Creative Omelette Variations
For this omelette I used my favorite pesto, a small handful of herbs and greens, and crumbled goat cheese in addition to the omelette-egg base. But don’t let that limit you. There are a million ways you can remix this omelette recipe. You can add spices, seasonings, tiny grains, herbs, curry pastes, and infusions to the eggs before cooking. You can play around with different spreads, cheeses, mashed beans, tangy yogurt, salsa and/or avocados as filling. If you like Thai flavors, use Thai ingredients. If you like Japanese flavors, integrate those ingredients. The potential combinations are fun, delicious, and endless.

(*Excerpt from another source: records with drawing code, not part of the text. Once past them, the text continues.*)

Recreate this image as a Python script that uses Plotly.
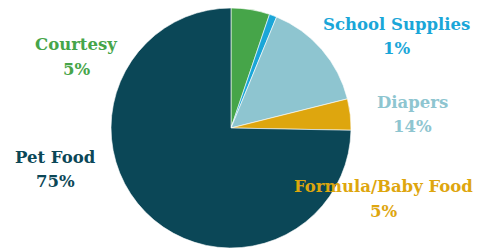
import plotly.graph_objects as go

labels = ["Courtesy", "School Supplies", "Diapers", "Formula/Baby Food", "Pet Food"]
values = [5.2, 1.0, 14.9, 4.2, 74.7]          # slice sizes
percent_labels = ["5%", "1%", "14%", "5%", "75%"]  # percentages as printed in the chart
colors = ["#46a549", "#1aa6d8", "#8ec5d0", "#dea60e", "#0b4757"]

# label anchor positions in pixels (x center, name line center y, percent line center y)
W, H = 477, 248
label_pos = {
    "Courtesy": (76, 44, 69),
    "School Supplies": (396, 24, 48),
    "Diapers": (412, 102, 126),
    "Formula/Baby Food": (383, 186, 211),
    "Pet Food": (55, 157, 181),
}

fig = go.Figure(go.Pie(
    labels=labels, values=values, sort=False, direction="clockwise", rotation=0,
    marker=dict(colors=colors, line=dict(color="white", width=0.6)),
    textinfo="none", hoverinfo="label+percent",
    domain=dict(x=[111 / W, 351 / W], y=[0, 240 / H]),
    showlegend=False,
))

font_family = "DejaVu Serif"
annotations = []
for lab, pct, col in zip(labels, percent_labels, colors):
    x, y1, y2 = label_pos[lab]
    for txt, yy in ((lab, y1), (pct, y2)):
        annotations.append(dict(
            x=x / W, y=1 - yy / H, xref="paper", yref="paper",
            text=f"<b>{txt}</b>", showarrow=False, xanchor="center", yanchor="middle",
            font=dict(family=font_family, size=16.5, color=col),
        ))

fig.update_layout(
    width=W, height=H, margin=dict(l=0, r=0, t=0, b=0),
    paper_bgcolor="white", plot_bgcolor="white",
    annotations=annotations,
)
fig.write_html(
    "out.html",
    config={"displayModeBar": False},
    post_script="document.body.style.margin='0';document.body.style.overflow='hidden';",
)
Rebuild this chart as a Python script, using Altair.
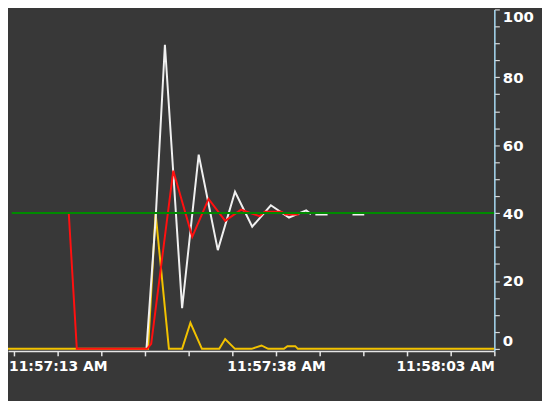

There are some great egg and omelette suggestions in the comments. Check them out! Marichan says, “…my mother puts dashi, shoyu and a touch of sugar in her omelette. I think those three flavors and the texture of the eggs are what I love. Sometimes she rolls the omelette into a long rectangle using the square egg pan. That’s yummy but I really love the thin, crepe like omelette. Sometimes she will stuff them with chirashizushi (sushi rice with various vegetables mixed in) or put it over Japanese style fried rice.“
Carol also highlights this feisty combination: sun-dried tomatoes, spinach, little blocks of feta cheese and a dollop of homemade harissa.